Ellen saw the crop dusting plane, thought it was just buzzing the group of bikers to say hello, so she stopped to take an overhead picture of it. Suddenly, she realized that it was actually landing on the road behind her!! Its wingspan was wider than the road itself. It’s definitely time to go home.

Mayville is the home of Mayville State University, which might look more like a community college around home, and much of it was under construction or renovation, with lots of wire fencing, so I couldn’t use the library there. I had gone to the town library and asked where the newspapers were. It was a sweet old library with library smells and old oak woodwork. But the librarian replied, “We don’t have any. You’ll have to go to the college.” Whoever heard of a library with no newspapers? So Mayville proved to be a newspaper-unfriendly town.

DAY 33

Thursday, July 22, 2010

Mayville to Fargo, ND!!!

59.8 miles

Well, it rained some and we had a headwind against us all day. Most of the day I biked with Sue, and as we got into the Fargo area, the corn and wheat and soybean fields gave way to roads leading to North Dakota State University, the airport and downtown. We kept looking for a Fargo sign to hoist our bikes in a grand finale, but there wasn’t any!

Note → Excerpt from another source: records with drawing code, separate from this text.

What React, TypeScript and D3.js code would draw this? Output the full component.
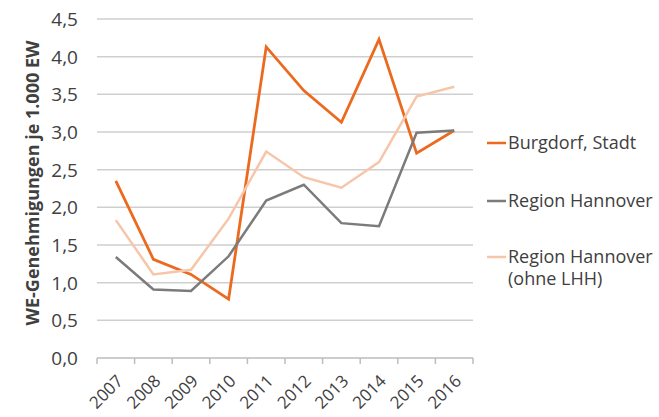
import React from "react";
import * as d3 from "d3";

const years = ["2007", "2008", "2009", "2010", "2011", "2012", "2013", "2014", "2015", "2016"];
const burgdorf = [2.35, 1.31, 1.11, 0.78, 4.13, 3.55, 3.13, 4.23, 2.72, 3.02];
const region = [1.34, 0.91, 0.89, 1.35, 2.09, 2.30, 1.79, 1.75, 2.99, 3.02];
const regionOhne = [1.83, 1.11, 1.17, 1.85, 2.74, 2.40, 2.26, 2.60, 3.47, 3.60];
const yTicks = [0, 0.5, 1, 1.5, 2, 2.5, 3, 3.5, 4, 4.5];
const seriesNames = ["Burgdorf, Stadt", "Region Hannover", "Region Hannover|(ohne LHH)"];
const seriesColors = ["#EC6A1F", "#7B7B7B", "#F7C6A9"];

export default function App() {
  const W = 659, H = 417;
  const left = 97, right = 473, top = 19, bottom = 358;
  const x = d3.scaleBand<string>().domain(years).range([left, right]).padding(0);
  const y = d3.scaleLinear().domain([0, 4.5]).range([bottom, top]);
  const line = d3.line<number>()
    .x((_, i) => (x(years[i]) as number) + x.bandwidth() / 2)
    .y((d) => y(d));
  const data = [burgdorf, region, regionOhne];
  const font = "'Open Sans', sans-serif";
  const fmt = (v: number) => v.toFixed(1).replace(".", ",");
  const legendY = [143, 201, 257];
  return (
    <svg width={W} height={H} style={{ position: "absolute", left: 0, top: 0, background: "#fff" }} fontFamily={font}>
      {yTicks.filter((t) => t > 0).map((t) => (
        <line key={t} x1={left} x2={right} y1={y(t)} y2={y(t)} stroke="#CFCFCF" strokeWidth={1.5} />
      ))}
      <line x1={left} x2={right} y1={bottom} y2={bottom} stroke="#BDBDBD" strokeWidth={1.5} />
      {years.concat(["end"]).map((yr, i) => {
        const xx = left + i * x.bandwidth();
        return <line key={yr} x1={xx} x2={xx} y1={bottom} y2={bottom + 6} stroke="#BDBDBD" strokeWidth={1.5} />;
      })}
      {yTicks.map((t) => (
        <text key={t} x={78} y={y(t)} dy="0.36em" textAnchor="end" fontSize={19} fill="#404040">{fmt(t)}</text>
      ))}
      {years.map((yr) => {
        const cx = (x(yr) as number) + x.bandwidth() / 2;
        return (
          <text key={yr} transform={`translate(${cx + 4},${bottom + 20}) rotate(-45)`} textAnchor="end" dy="0.35em" fontSize={17} fill="#404040">{yr}</text>
        );
      })}
      <text transform={`translate(39,183) rotate(-90)`} textAnchor="middle" fontSize={18} fontWeight="bold" fill="#404040">WE-Genehmigungen je 1.000 EW</text>
      {data.map((d, i) => (
        <path key={i} d={line(d) || ""} fill="none" stroke={seriesColors[i]} strokeWidth={i === 0 ? 2.8 : 2.5} strokeLinejoin="miter" />
      ))}
      {seriesNames.map((n, i) => {
        const parts = n.split("|");
        return (
          <g key={n}>
            <line x1={487} x2={506} y1={legendY[i]} y2={legendY[i]} stroke={seriesColors[i]} strokeWidth={2.5} />
            {parts.map((p, j) => (
              <text key={j} x={508} y={legendY[i] + j * 22} dy="0.35em" fontSize={18} fill="#404040">{p}</text>
            ))}
          </g>
        );
      })}
    </svg>
  );
}
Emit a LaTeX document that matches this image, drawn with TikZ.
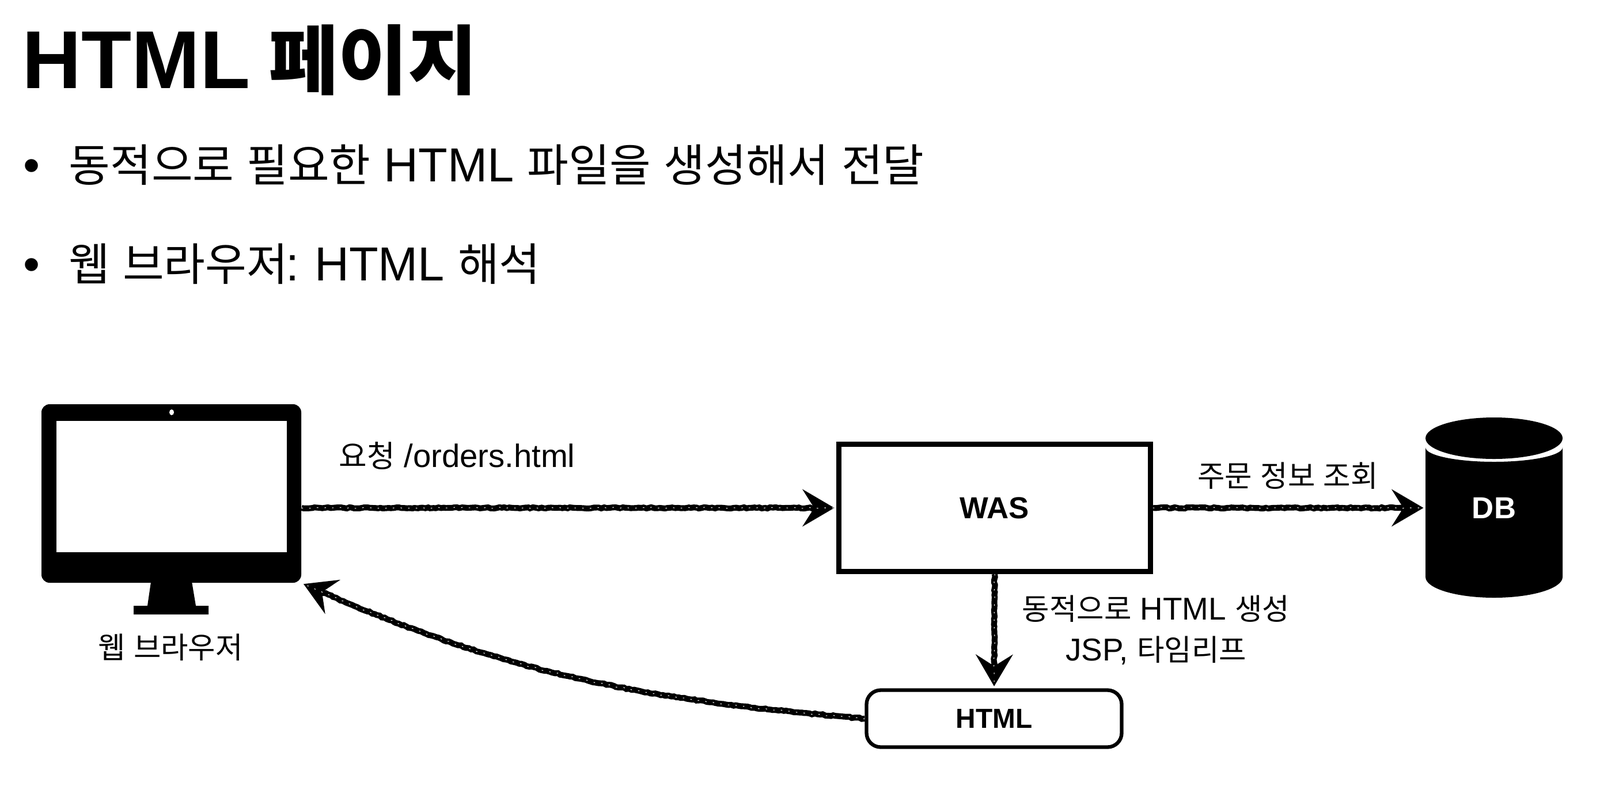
\documentclass[tikz,border=0pt]{standalone}
\usepackage{fontspec}
\setmainfont{Liberation Sans}
\newfontfamily\krfont[Scale=0.94, WordSpace=1.25]{Noto Sans CJK KR}
\newfontfamily\krhead[Scale=0.92]{Noto Sans CJK KR}
\newcommand{\kr}[1]{{\krfont #1}}
\usetikzlibrary{shapes.geometric, arrows.meta, positioning, calc, decorations.pathmorphing}
\tikzset{
  titletext/.style={anchor=base west, inner sep=0pt, font=\fontsize{40.6}{48}\selectfont\bfseries},
  bullettext/.style={anchor=base west, inner sep=0pt, font=\fontsize{23.6}{28}\selectfont},
  labeltext/.style={inner sep=0pt, font=\fontsize{15.6}{20.2}\selectfont},
  boxnode/.style={draw, fill=white, font=\fontsize{15}{17}\selectfont\bfseries, inner sep=0pt},
  sketch/.style={-{Stealth[length=.55cm, width=.64cm, inset=.2cm]}, line width=2.9pt, shorten >=1pt,
    decorate, decoration={random steps, segment length=1.3pt, amplitude=.3pt, post length=8pt},
    postaction={-, draw=white, line width=.3pt, dash pattern=on .7pt off 3.1pt}},
}

\begin{document}
\begin{tikzpicture}
  \useasboundingbox (0,0) rectangle (27.78,13.64);
  % heading
  \node[titletext] (title) at (0.38,12.11) {HTML\kern9pt{\krhead 페이지}};
  \node[bullettext] (dot1) at (0.40,10.49) {•};
  \node[bullettext] (line1) at (1.19,10.49) {\kr{동적으로 필요한} HTML \kr{파일을 생성해서 전달}};
  \node[bullettext] (dot2) at (0.40,8.77) {•};
  \node[bullettext] (line2) at (1.19,8.77) {\kr{웹 브라우저}\kern-1pt: \kern-1.2pt HTML \kr{해석}};
  % monitor
  \fill (2.63,3.60) -- (3.32,3.60) -- (3.40,3.12) -- (3.62,3.12) -- (3.62,2.97)
    -- (2.32,2.97) -- (2.32,3.12) -- (2.56,3.12) -- cycle;
  \node[fill=black, rounded corners=4pt, minimum width=4.51cm, minimum height=3.10cm, inner sep=0pt] (browser) at (2.975,5.07) {};
  \node[fill=white, minimum width=4.00cm, minimum height=2.28cm, inner sep=0pt] (screen) at (2.98,5.19) {};
  \node[fill=white, ellipse, minimum width=.08cm, minimum height=.10cm, inner sep=0pt] (camera) at (2.98,6.48) {};
  \node[labeltext, anchor=base] (browsertext) at (2.96,2.21) {\kr{웹 브라우저}};
  % server and page
  \node[boxnode, line width=2.5pt, minimum width=5.41cm, minimum height=2.21cm] (was) at (17.27,4.82) {WAS};
  \node[boxnode, line width=1.8pt, rounded corners=7pt, minimum width=4.43cm, minimum height=.99cm] (html) at (17.26,1.16) {\fontsize{13.6}{16}\selectfont HTML};
  % database
  \fill (24.75,5.87) arc[start angle=180, end angle=360, x radius=1.19, y radius=.25]
    -- (27.13,3.62) arc[start angle=0, end angle=-180, x radius=1.19, y radius=.36] -- cycle;
  \fill (25.94,6.03) ellipse[x radius=1.19, y radius=.36];
  \node[text=white, minimum width=2.38cm, minimum height=3.13cm, inner sep=0pt, outer sep=0pt, font=\fontsize{15}{17}\selectfont\bfseries] (db) at (25.94,4.82) {DB};
  % connectors
  \draw[sketch] (browser.east |- was.west) -- (was.west);
  \draw[sketch] (was.east) -- (db.west);
  \draw[sketch] (was.south) -- (html.north);
  \draw[sketch] (html.west) to[out=175, in=-24] (browser.south east);
  % labels
  \node[labeltext, anchor=base west, font=\fontsize{16}{20}\selectfont] (reqtext) at (5.88,5.53) {\kr{요청} /orders.html};
  \node[labeltext, anchor=base] (querytext) at (22.36,5.19) {\kr{주문 정보 조회}};
  \node[labeltext, align=center] (gentext) at (20.07,2.70) {\kr{동적으로} HTML \kr{생성}\\JSP, \kr{타임리프}};
\end{tikzpicture}
\end{document}
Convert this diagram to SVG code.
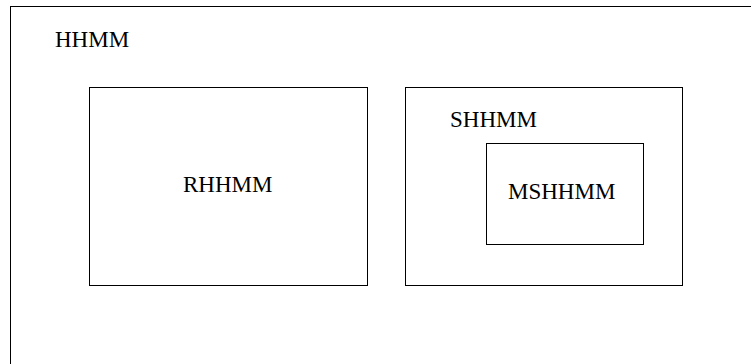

The closest we came was this one for a photo opp:



Not satisfied, we asked a guy at an adjacent gas station, “Aren’t there any Welcome to Fargo signs around here?” He thought a minute and said we might try biking over the Red River into Minnesota, and then come back over the bridge again. He thought there was probably a green Fargo sign there. You’ll have to see the next blog entry to find out whether we satisfied this goal. (There will be two more entries: one of pictures of the trip, and one describing some of the riders I’ve enjoyed for the past five weeks).

We found the bike shop to leave our bikes for shipping. Felt funny to walk away without them. In the parking lot there was this bike, evidently on a very long journey, with even its orange safety flags faded in color.



Later as we sat in a downtown restaurant window, we saw the bike back on the road, along with another equally loaded down tandem. It turned out to be a family of five, doing a self-supported trip! The three kids appeared to range from about age 7 to 12. Wow, and we thought we had accomplished something big!

In the evening, we had a final banquet at the Radisson, which was in Fargo’s downtown. Fargo was surprisingly bustling and even a bit urban. The banquet was fun, and we toasted the guides and the sag drivers, and though we didn’t talk a lot about Barbara, we agreed that she was there, too.